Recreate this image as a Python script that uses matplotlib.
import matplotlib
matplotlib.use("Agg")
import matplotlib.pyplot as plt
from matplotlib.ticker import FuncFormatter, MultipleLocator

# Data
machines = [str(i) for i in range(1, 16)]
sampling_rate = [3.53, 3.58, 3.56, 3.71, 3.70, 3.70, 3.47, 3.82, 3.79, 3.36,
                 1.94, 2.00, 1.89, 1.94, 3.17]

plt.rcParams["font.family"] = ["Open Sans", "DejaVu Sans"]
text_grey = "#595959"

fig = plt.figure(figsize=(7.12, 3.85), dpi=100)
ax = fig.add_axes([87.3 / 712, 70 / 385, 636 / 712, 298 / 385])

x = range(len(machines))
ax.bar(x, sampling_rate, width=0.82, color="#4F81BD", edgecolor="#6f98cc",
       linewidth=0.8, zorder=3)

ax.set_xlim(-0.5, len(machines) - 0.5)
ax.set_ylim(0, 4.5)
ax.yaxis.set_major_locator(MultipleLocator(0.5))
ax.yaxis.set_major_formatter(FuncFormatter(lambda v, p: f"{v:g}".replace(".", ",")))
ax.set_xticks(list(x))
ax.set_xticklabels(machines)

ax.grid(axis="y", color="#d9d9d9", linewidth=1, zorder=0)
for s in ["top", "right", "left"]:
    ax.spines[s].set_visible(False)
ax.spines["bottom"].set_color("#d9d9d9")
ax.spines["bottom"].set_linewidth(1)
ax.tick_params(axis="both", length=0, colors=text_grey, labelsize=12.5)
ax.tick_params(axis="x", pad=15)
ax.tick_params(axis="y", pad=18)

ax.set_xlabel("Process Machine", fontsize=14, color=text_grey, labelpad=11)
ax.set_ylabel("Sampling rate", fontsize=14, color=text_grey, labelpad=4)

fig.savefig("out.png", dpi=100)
==
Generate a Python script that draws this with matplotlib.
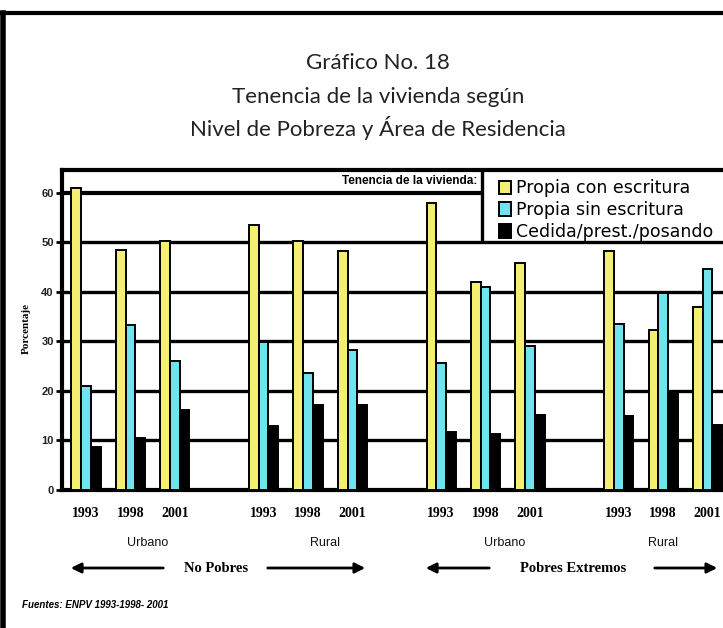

→ WHAT IS ASKED:
Retype verbatim the lines that run from the line containing "Recreate this image" to the line containing "ax = fig.add_axes([87.3", both inclusive, and no others.

→ EXERCISE RESPONSE:
Recreate this image as a Python script that uses matplotlib.
import matplotlib
matplotlib.use("Agg")
import matplotlib.pyplot as plt
from matplotlib.ticker import FuncFormatter, MultipleLocator

# Data
machines = [str(i) for i in range(1, 16)]
sampling_rate = [3.53, 3.58, 3.56, 3.71, 3.70, 3.70, 3.47, 3.82, 3.79, 3.36,
                 1.94, 2.00, 1.89, 1.94, 3.17]

plt.rcParams["font.family"] = ["Open Sans", "DejaVu Sans"]
text_grey = "#595959"

fig = plt.figure(figsize=(7.12, 3.85), dpi=100)
ax = fig.add_axes([87.3 / 712, 70 / 385, 636 / 712, 298 / 385])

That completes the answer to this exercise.